▸ What the task requires:
Your answer must consist solely of the number of lines that contain the word "this".
::: Exercise data :::
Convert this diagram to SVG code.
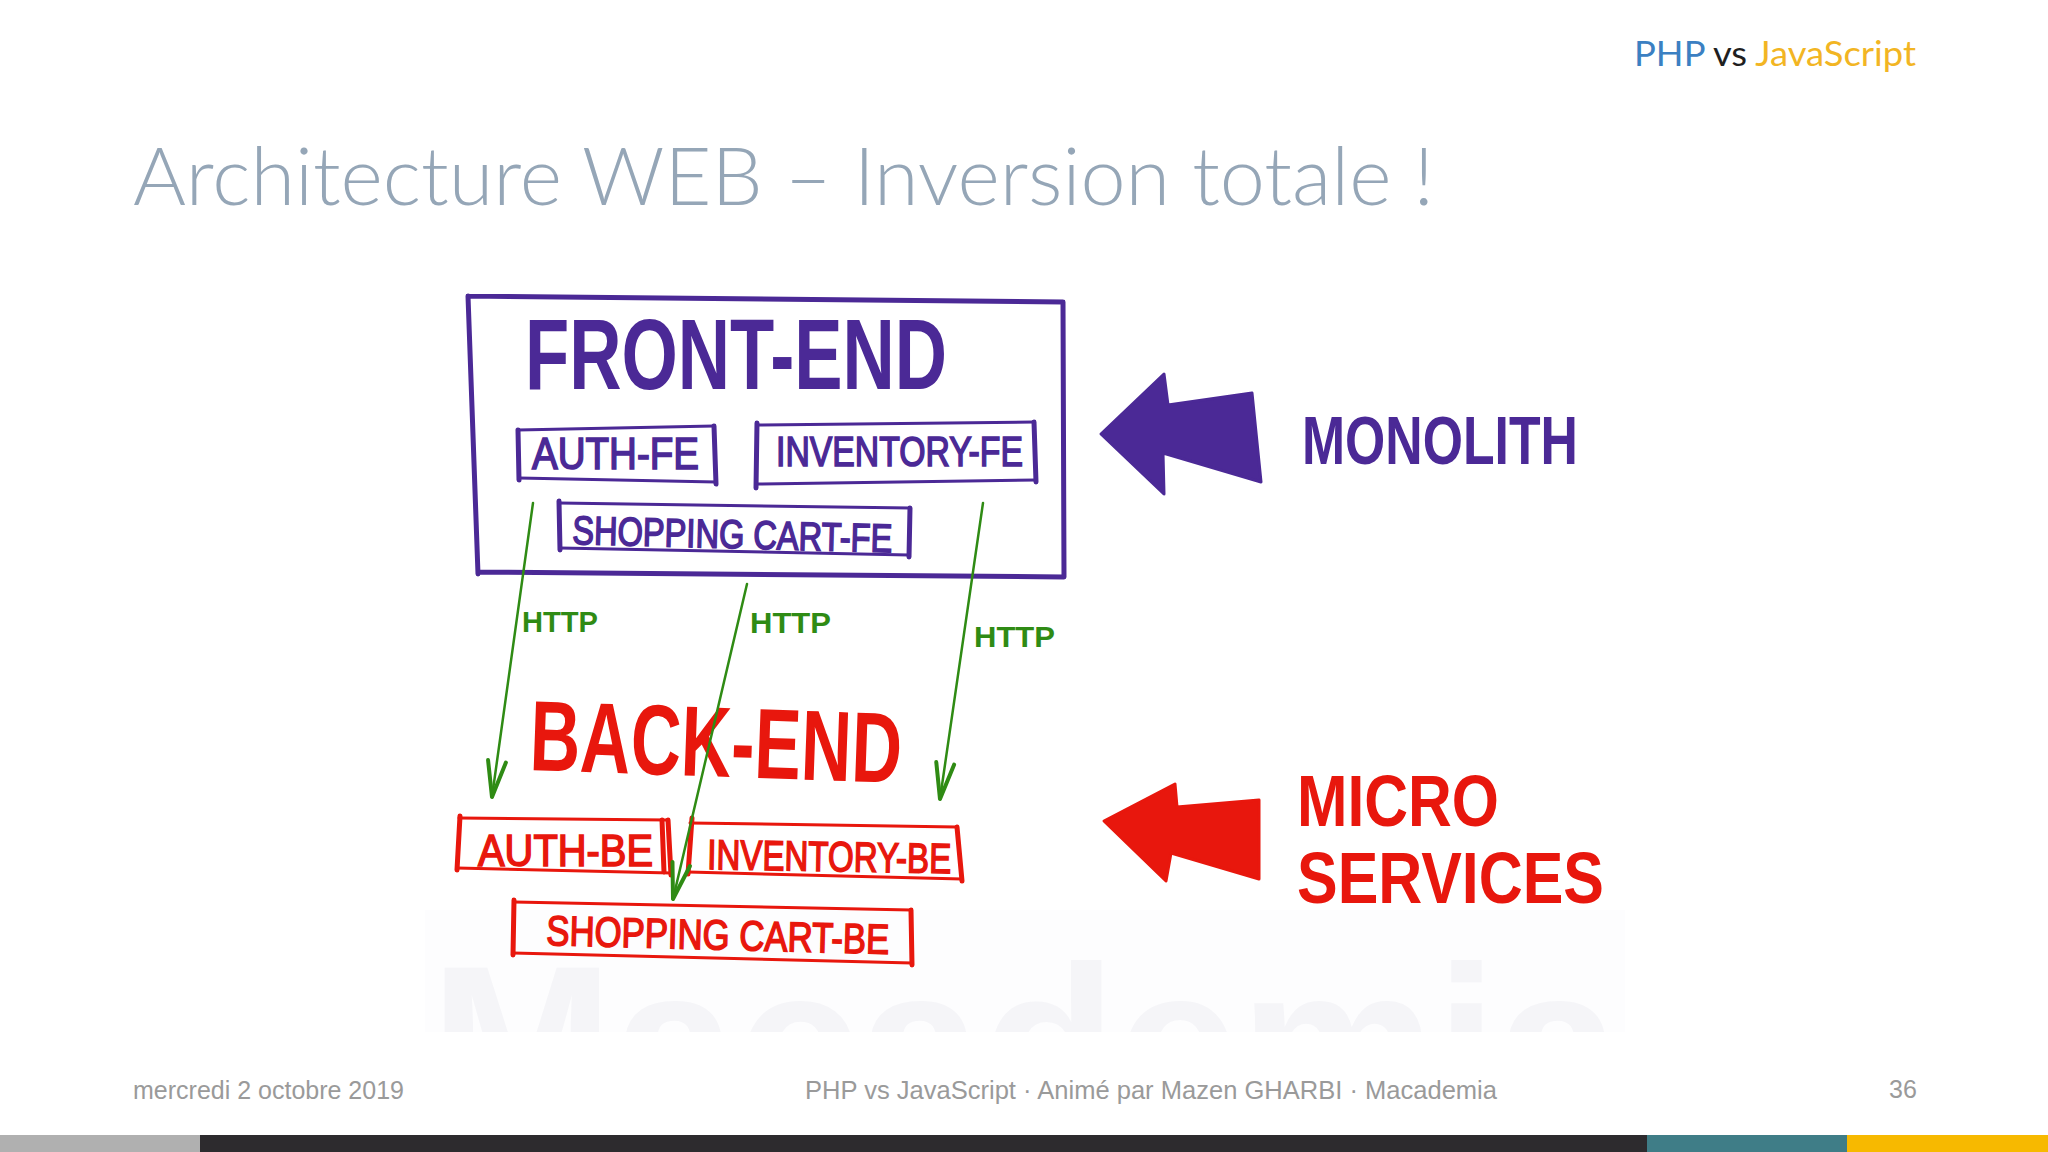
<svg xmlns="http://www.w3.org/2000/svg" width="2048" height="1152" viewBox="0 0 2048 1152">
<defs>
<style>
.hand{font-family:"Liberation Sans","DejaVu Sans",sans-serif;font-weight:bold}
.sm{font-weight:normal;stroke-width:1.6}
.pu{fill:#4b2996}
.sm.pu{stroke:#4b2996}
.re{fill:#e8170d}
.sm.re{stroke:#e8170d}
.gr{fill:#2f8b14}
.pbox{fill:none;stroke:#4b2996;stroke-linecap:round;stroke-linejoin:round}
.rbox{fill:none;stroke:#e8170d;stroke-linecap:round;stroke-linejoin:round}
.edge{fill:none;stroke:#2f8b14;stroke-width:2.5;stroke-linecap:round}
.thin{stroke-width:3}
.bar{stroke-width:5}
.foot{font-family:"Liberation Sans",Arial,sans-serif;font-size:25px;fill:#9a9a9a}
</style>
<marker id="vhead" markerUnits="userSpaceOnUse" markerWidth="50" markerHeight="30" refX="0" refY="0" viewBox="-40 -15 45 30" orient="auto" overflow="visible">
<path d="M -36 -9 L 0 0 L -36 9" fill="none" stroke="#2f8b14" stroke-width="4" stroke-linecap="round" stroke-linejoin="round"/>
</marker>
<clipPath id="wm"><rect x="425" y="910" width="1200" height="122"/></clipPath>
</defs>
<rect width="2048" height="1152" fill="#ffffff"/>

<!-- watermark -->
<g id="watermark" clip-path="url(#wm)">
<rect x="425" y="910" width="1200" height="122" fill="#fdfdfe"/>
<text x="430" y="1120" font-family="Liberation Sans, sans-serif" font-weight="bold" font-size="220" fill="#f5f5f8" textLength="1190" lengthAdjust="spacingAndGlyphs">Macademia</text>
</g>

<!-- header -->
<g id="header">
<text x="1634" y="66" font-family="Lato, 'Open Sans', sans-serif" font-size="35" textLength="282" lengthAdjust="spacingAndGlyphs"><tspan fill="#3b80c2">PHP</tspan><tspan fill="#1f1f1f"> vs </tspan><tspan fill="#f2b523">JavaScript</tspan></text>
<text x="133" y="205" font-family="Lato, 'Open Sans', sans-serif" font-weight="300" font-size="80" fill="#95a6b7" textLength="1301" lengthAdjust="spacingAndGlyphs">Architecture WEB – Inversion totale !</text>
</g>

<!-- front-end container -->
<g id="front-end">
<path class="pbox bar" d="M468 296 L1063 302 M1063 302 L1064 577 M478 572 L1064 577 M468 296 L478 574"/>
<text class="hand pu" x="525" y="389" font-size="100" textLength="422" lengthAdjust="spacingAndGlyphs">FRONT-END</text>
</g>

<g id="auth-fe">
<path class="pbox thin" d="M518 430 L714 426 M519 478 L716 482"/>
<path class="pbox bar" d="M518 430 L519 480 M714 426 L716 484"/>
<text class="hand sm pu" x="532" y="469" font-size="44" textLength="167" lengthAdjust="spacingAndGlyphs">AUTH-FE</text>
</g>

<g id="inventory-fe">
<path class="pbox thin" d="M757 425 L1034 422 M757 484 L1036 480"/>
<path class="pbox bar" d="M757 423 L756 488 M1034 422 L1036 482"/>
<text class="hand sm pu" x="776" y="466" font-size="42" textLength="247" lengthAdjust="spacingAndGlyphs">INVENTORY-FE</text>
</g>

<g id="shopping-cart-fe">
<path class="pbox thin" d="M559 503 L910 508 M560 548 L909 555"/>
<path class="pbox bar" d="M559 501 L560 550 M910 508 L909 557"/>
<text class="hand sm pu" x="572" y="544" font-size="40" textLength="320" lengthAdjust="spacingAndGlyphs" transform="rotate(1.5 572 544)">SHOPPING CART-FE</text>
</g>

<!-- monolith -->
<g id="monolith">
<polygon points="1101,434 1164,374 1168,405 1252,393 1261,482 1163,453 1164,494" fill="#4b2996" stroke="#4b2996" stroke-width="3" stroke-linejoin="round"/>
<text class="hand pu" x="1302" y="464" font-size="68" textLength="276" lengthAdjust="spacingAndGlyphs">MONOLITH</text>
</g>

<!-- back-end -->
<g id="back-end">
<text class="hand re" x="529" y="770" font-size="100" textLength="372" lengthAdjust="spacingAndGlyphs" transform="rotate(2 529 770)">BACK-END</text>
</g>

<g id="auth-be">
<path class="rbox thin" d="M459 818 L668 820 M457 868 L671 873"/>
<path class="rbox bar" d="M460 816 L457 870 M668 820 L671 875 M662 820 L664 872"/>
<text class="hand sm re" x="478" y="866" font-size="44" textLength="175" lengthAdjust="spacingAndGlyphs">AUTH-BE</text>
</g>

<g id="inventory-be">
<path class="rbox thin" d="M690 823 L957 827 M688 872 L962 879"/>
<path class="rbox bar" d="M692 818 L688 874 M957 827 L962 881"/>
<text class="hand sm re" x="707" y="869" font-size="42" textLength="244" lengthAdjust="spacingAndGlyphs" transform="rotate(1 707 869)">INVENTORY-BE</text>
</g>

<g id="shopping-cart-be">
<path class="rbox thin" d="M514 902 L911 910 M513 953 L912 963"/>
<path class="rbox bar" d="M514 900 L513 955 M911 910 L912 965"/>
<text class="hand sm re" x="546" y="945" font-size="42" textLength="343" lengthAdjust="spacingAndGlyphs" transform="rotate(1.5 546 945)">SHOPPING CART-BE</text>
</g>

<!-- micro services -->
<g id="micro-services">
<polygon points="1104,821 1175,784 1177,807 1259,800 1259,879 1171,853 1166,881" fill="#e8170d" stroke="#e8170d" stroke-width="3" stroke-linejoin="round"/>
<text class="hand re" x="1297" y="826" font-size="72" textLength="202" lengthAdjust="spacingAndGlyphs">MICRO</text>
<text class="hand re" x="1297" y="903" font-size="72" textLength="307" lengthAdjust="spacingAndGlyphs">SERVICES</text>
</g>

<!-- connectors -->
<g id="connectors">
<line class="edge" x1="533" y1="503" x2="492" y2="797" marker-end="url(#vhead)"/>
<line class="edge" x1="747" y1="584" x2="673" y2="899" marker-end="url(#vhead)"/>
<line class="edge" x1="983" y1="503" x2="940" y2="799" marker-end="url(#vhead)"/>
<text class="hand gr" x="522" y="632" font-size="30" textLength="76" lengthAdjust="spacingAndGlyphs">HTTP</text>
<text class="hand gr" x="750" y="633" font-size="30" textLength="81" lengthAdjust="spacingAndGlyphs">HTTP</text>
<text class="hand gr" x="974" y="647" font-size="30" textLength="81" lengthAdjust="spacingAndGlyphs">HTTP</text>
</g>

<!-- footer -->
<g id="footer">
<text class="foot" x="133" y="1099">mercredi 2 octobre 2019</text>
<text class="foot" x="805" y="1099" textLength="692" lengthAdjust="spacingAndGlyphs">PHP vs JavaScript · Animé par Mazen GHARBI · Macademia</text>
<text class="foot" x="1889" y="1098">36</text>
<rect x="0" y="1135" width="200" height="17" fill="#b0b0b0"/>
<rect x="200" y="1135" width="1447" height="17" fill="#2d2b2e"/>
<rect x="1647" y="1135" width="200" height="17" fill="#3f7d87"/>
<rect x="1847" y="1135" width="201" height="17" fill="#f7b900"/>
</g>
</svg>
:::
::: Exercise data :::
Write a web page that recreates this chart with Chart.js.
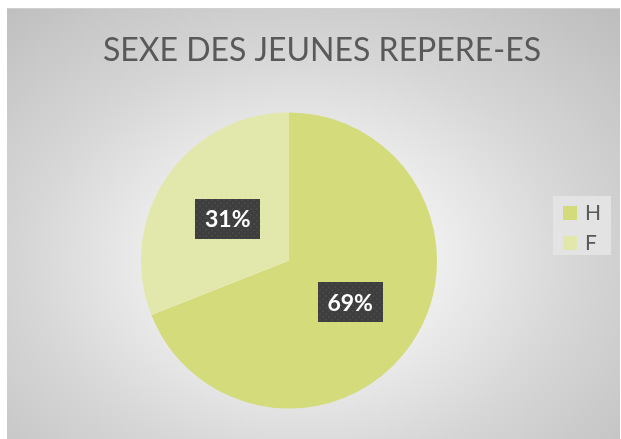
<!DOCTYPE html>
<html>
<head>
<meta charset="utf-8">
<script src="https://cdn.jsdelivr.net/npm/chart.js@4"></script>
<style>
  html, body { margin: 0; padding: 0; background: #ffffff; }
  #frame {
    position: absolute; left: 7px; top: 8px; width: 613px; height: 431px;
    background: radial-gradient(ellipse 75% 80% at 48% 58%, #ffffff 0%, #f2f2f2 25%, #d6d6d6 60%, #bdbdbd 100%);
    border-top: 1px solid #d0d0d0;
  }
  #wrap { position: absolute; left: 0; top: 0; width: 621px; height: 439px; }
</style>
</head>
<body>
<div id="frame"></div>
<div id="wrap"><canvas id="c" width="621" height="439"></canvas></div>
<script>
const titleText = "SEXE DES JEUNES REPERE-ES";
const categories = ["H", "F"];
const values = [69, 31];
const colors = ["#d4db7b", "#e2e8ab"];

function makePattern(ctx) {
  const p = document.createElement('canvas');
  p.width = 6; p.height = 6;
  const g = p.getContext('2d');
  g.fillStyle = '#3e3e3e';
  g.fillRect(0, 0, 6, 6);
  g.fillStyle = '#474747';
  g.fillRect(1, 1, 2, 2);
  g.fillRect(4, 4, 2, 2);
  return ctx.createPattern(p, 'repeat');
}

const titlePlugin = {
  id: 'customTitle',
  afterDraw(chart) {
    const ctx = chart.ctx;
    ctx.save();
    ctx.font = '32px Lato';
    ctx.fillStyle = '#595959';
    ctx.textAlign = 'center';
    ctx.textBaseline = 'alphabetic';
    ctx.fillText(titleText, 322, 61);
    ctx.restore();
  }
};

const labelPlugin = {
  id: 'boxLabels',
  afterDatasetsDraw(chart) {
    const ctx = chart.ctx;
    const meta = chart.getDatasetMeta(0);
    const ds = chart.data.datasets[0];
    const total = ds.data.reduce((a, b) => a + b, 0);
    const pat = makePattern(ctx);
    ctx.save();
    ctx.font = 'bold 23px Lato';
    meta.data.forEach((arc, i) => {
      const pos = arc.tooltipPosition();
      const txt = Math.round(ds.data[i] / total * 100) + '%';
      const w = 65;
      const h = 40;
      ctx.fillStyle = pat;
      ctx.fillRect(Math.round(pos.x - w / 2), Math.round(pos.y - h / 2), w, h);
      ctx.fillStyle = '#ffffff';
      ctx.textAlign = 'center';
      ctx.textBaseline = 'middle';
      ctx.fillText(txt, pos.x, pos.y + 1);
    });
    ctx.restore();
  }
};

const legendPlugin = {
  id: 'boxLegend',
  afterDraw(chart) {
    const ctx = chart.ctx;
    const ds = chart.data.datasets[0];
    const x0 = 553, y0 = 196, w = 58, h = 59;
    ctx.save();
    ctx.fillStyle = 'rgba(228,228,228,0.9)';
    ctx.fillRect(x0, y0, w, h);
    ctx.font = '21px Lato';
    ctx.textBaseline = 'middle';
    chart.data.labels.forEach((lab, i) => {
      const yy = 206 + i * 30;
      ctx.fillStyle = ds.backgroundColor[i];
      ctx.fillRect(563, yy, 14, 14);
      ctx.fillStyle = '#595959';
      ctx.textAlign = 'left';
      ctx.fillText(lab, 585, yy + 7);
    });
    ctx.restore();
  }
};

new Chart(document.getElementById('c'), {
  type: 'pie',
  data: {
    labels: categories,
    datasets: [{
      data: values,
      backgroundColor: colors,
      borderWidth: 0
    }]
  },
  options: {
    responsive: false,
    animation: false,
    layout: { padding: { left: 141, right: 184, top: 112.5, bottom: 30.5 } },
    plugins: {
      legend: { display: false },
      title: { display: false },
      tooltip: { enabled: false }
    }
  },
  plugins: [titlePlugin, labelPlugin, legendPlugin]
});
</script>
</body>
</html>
:::
▸ Written answer:
2